In a college lit course we studied a book, The Stranger, I believe. Although I remember almost nothing about the book, one passage sticks out which we touched on in class…and that was the proposition that people will always find a way to become intertwined with a tragedy that is seemingly unrelated to them. They swarm to interject themselves in some sad tale. They become interlopers in the grief of strangers.
Since reading that passage I have tried not to follow the same pattern. To have sympathy and empathy for victims but to not make it “all about me.”
Sometimes, I come up short. For the past 24 hours, I have completely and utterly failed.
I cannot divorce myself from this tragedy.
I cannot extend detached sympathy.
I will not downplay the connections that I feel to these poor families.
I am a Connecticut native. I am a mother. My son is six years old. My baby girl will be in school in a few years. I am sick with sorrow and anguish.
I was off yesterday but rode to work at lunch time for my office Christmas party.
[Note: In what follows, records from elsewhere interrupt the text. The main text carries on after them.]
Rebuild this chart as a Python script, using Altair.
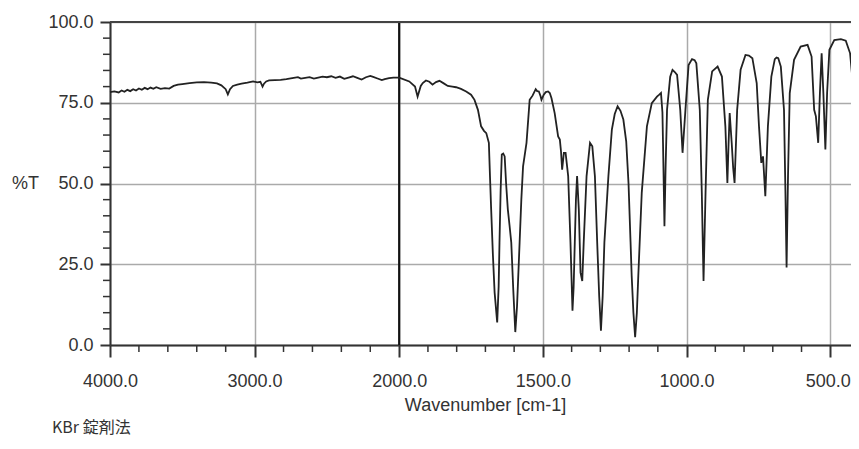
import altair as alt
import pandas as pd

# IR spectrum (wavenumber cm-1, %T)
wavenumber = [
    4000, 3970, 3940, 3920, 3900, 3880, 3860, 3840, 3820, 3800, 3780, 3760, 3740, 3720, 3700,
    3680, 3650, 3620, 3590, 3560, 3530, 3500, 3450, 3400, 3350, 3300, 3260, 3230, 3200, 3185,
    3170, 3150, 3120, 3090, 3050, 3010, 2980, 2960, 2945, 2935, 2920, 2900, 2860, 2820, 2780,
    2740, 2700, 2680, 2650, 2620, 2590, 2560, 2530, 2500, 2470, 2440, 2410, 2380, 2350, 2320,
    2290, 2260, 2230, 2200, 2180, 2150, 2120, 2100, 2070, 2040, 2000,
    1965, 1945, 1936, 1925, 1918, 1907, 1895, 1884, 1872, 1860, 1845, 1831, 1815, 1802, 1785,
    1767, 1750, 1738, 1726, 1715, 1705, 1697, 1688, 1684, 1680, 1674, 1668, 1659, 1654, 1651,
    1647, 1643, 1638, 1633, 1628, 1622, 1616, 1610, 1603, 1596, 1590, 1581, 1575, 1569, 1557,
    1546, 1536, 1525, 1520, 1514, 1508, 1505, 1497, 1490, 1482, 1476, 1470, 1459, 1447, 1441,
    1437, 1433, 1427, 1421, 1412, 1404, 1397, 1393, 1389, 1385, 1381, 1375, 1369, 1363, 1358,
    1348, 1336, 1328, 1319, 1311, 1304, 1298, 1292, 1286, 1272, 1260, 1250, 1240, 1230, 1220,
    1210, 1202, 1195, 1191, 1185, 1179, 1173, 1168, 1156, 1138, 1121, 1103, 1095, 1089, 1084,
    1082, 1077, 1073, 1068, 1057, 1049, 1041, 1033, 1022, 1014, 1004, 993, 981, 972, 966,
    954, 947, 941, 934, 926, 911, 892, 877, 865, 858, 854, 850, 843, 838, 833,
    824, 812, 795, 783, 771, 756, 748, 740, 734, 726, 717, 705, 693, 687, 681,
    672, 661, 656, 652, 647, 641, 626, 603, 579, 565, 556, 550, 542, 536, 530,
    524, 517, 511, 503, 486, 463, 446, 431, 423, 412, 404,
]
transmittance = [
    78.3, 78.5, 78.2, 78.8, 78.4, 79.0, 78.6, 79.2, 78.8, 79.4, 79.0, 79.6, 79.2, 79.7, 79.3,
    79.8, 79.3, 79.5, 79.4, 80.2, 80.6, 80.8, 81.1, 81.3, 81.4, 81.2, 81.0, 80.4, 79.2, 77.6,
    79.2, 80.2, 80.6, 80.9, 81.2, 81.6, 81.3, 81.5, 80.0, 80.9, 81.6, 81.9, 82.0, 82.1, 82.3,
    82.6, 82.9, 82.5, 82.7, 82.9, 82.5, 82.8, 83.1, 82.9, 83.2, 82.7, 83.1, 82.4, 82.8, 83.2,
    82.7, 82.2, 82.9, 83.3, 83.0, 82.5, 82.0, 82.3, 82.6, 82.8, 82.8,
    81.6, 80.0, 76.9, 80.2, 81.1, 81.9, 81.5, 80.6, 81.4, 81.8, 81.0, 80.2, 80.0, 79.8, 79.3,
    78.5, 77.5, 75.9, 72.8, 67.7, 66.3, 65.6, 62.6, 52.0, 42.0, 28.0, 16.3, 7.0, 18.0, 31.7,
    48.0, 59.0, 59.3, 58.4, 50.0, 42.0, 37.0, 31.7, 17.0, 4.0, 12.0, 31.7, 45.0, 55.3, 62.6,
    75.9, 77.2, 79.2, 78.6, 78.5, 77.0, 75.9, 77.5, 78.3, 78.5, 78.0, 76.4, 71.8, 64.6, 63.6,
    60.0, 54.3, 59.5, 59.5, 52.3, 31.7, 10.6, 18.0, 31.7, 45.0, 52.3, 42.0, 22.4, 19.8, 31.7,
    52.3, 62.6, 61.5, 52.3, 31.7, 15.0, 4.4, 15.0, 31.7, 52.3, 66.7, 71.5, 73.9, 72.5, 69.8,
    63.0, 50.0, 32.0, 21.4, 10.0, 2.4, 10.0, 21.4, 47.1, 67.7, 74.9, 76.9, 77.5, 78.0, 72.0,
    62.6, 36.8, 55.0, 72.8, 83.1, 85.2, 84.5, 83.6, 72.8, 59.5, 72.8, 86.7, 88.5, 88.2, 87.2,
    72.8, 47.1, 19.8, 47.1, 75.9, 84.7, 86.2, 83.1, 67.7, 50.2, 62.0, 71.8, 62.6, 55.0, 50.2,
    72.8, 85.2, 89.8, 89.6, 88.8, 81.1, 67.7, 56.4, 58.4, 46.1, 67.7, 83.1, 88.5, 89.0, 88.8,
    86.2, 72.8, 47.1, 24.0, 52.3, 78.0, 88.3, 92.4, 92.9, 89.3, 72.8, 70.8, 62.6, 78.0, 90.3,
    78.0, 60.5, 78.0, 91.4, 94.4, 94.7, 94.2, 90.3, 82.6, 89.3, 93.4,
]

x_major = [4000, 3000, 2000, 1500, 1000, 500]
x_minor = [3800, 3600, 3400, 3200, 2800, 2600, 2400, 2200,
           1900, 1800, 1700, 1600, 1400, 1300, 1200, 1100, 900, 800, 700, 600]
y_major = [0, 25, 50, 75, 100]
y_minor = [5, 10, 15, 20, 30, 35, 40, 45, 55, 60, 65, 70, 80, 85, 90, 95]
divider = [2000]
top_border = [100]
note = ["KBr 錠剤法"]

spec = pd.DataFrame({"wn": wavenumber, "T": transmittance})
xminor_df = pd.DataFrame({"wn": x_minor})
yminor_df = pd.DataFrame({"T": y_minor})
div_df = pd.DataFrame({"wn": divider})
top_df = pd.DataFrame({"T": top_border})
note_df = pd.DataFrame({"label": note})

W, H = 741, 323
R_END = 749  # pixel where 400 cm-1 would fall (plot continues past the page edge)
FONT = "Liberation Sans"
INK = "#333333"

xscale = alt.Scale(domain=[4000, 2000, 400], range=[0, 289.2, R_END], nice=False, zero=False)
yscale = alt.Scale(domain=[0, 100], nice=False, zero=False)

xaxis = alt.Axis(
    values=x_major, format=".1f", grid=True, gridColor="#aaaaaa", gridWidth=1.5,
    tickSize=12, tickWidth=2, tickColor=INK, domainColor=INK, domainWidth=2,
    labelFont=FONT, labelFontSize=18, labelColor=INK, labelPadding=15,
    labelOverlap=False, labelFlush=False,
    labelAlign=alt.expr("datum.value == 500 ? 'right' : 'center'"),
    labelOffset=alt.expr("datum.value == 500 ? 20 : 0"),
    title="Wavenumber [cm-1]", titleFont=FONT, titleFontSize=18, titleFontWeight="normal",
    titleColor=INK, titleX=375, titleY=60, titleAlign="center", titleBaseline="middle",
)
yaxis = alt.Axis(
    values=y_major, format=".1f", grid=True, gridColor="#aaaaaa", gridWidth=1.5,
    tickSize=10, tickWidth=2, tickColor=INK, domainColor=INK, domainWidth=2,
    labelFont=FONT, labelFontSize=18, labelColor=INK, labelPadding=7,
    labelOverlap=False, labelFlush=False,
    title="%T", titleFont=FONT, titleFontSize=18, titleFontWeight="normal",
    titleColor=INK, titleAngle=0, titleX=-85, titleY=H / 2,
    titleAlign="center", titleBaseline="middle",
)

line = alt.Chart(spec).mark_line(color="#222222", strokeWidth=1.8).encode(
    x=alt.X("wn:Q", scale=xscale, axis=xaxis),
    y=alt.Y("T:Q", scale=yscale, axis=yaxis),
)

div_rule = alt.Chart(div_df).mark_rule(color="#111111", strokeWidth=2.2).encode(
    x=alt.X("wn:Q", scale=xscale),
)

top_rule = alt.Chart(top_df).mark_rule(color="#444444", strokeWidth=2).encode(
    y=alt.Y("T:Q", scale=yscale),
    x=alt.value(0),
    x2=alt.value(R_END),
)

xminor = alt.Chart(xminor_df).mark_rule(color=INK, strokeWidth=1.5).encode(
    x=alt.X("wn:Q", scale=xscale),
    y=alt.value(H),
    y2=alt.value(H + 7),
)

yminor = alt.Chart(yminor_df).mark_rule(color=INK, strokeWidth=1.5).encode(
    y=alt.Y("T:Q", scale=yscale),
    x=alt.value(-7),
    x2=alt.value(0),
)

note_text = alt.Chart(note_df).mark_text(
    align="left", baseline="middle", font="Noto Sans CJK JP", fontSize=16, color=INK
).encode(
    x=alt.value(-58),
    y=alt.value(406),
    text="label:N",
)

chart = alt.layer(div_rule, top_rule, xminor, yminor, line, note_text).properties(
    width=W,
    height=H,
    autosize=alt.AutoSizeParams(type="none"),
    padding={"left": 102, "top": 14, "right": 0, "bottom": 96},
).configure_view(strokeWidth=0)

chart.save("out.html", embed_options={"renderer": "svg", "actions": False})
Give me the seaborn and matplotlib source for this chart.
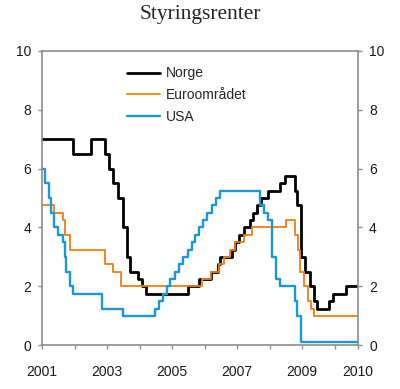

Just before leaving the house I skimmed a headline about a school shooting in Connecticut. I dared not read further.
I went in to the party and let it go for a bit. When I went to my office afterwards to shut down my computer, I checked Facebook, and came across my cousin’s post about missing kindergarteners, and scrolled down to see a headline declaring the body count.
I drove home in tears. Not wanting to be alone in this, I call my mother, my friend, my husband, and my mother-in-law. At home I busied myself with housework, occasionally checking only headlines, as I knew I was not prepared for the harrowing details.
I sat on the porch, waiting for my son’s bus to come. I recalled with detail meeting his bus on his last day before Christmas last year, when he was a kindergartener. He had stepped off the bus with a large brown paper shopping bag which had somehow been cut and fashioned into a reindeer, so large he had to carry it in both arms. The bag was stuffed with trinkets, art projects, coloring books, and candy. He was so satisfied with his new cache of goodies. He’d had himself a good day. I thought of this now with anguish for the families who would not get to experience the Christmas of their baby’s kindergarten year.
Nolan’s bus rounded the corner and I jogged to the top of the driveway to meet him. He emerged from the bus with a red paper sack. “Mommy, I have a present for you!”
Inside I carefully unwrapped my ceramic bowl from its newspaper cocoon, pulled Nolan into my lap, and covered him with kisses. After a bit, he squirmed out of my lap.
My waking thoughts today were with the Connecticut families and survivors. Fresh tears came as I wondered if or how any of them slept last night, and contemplated how the parents of those victims must feel to face their first dawn without their child.
We ache for them. Their pain is our pain. As a parent, a family member, and a human being, I share in that pain. I wish for a way to relieve their devastation, these people whom I don’t know and will never meet.
This tragedy is our tragedy. This is a great sorrow to God, and an agonizing blow to humanity.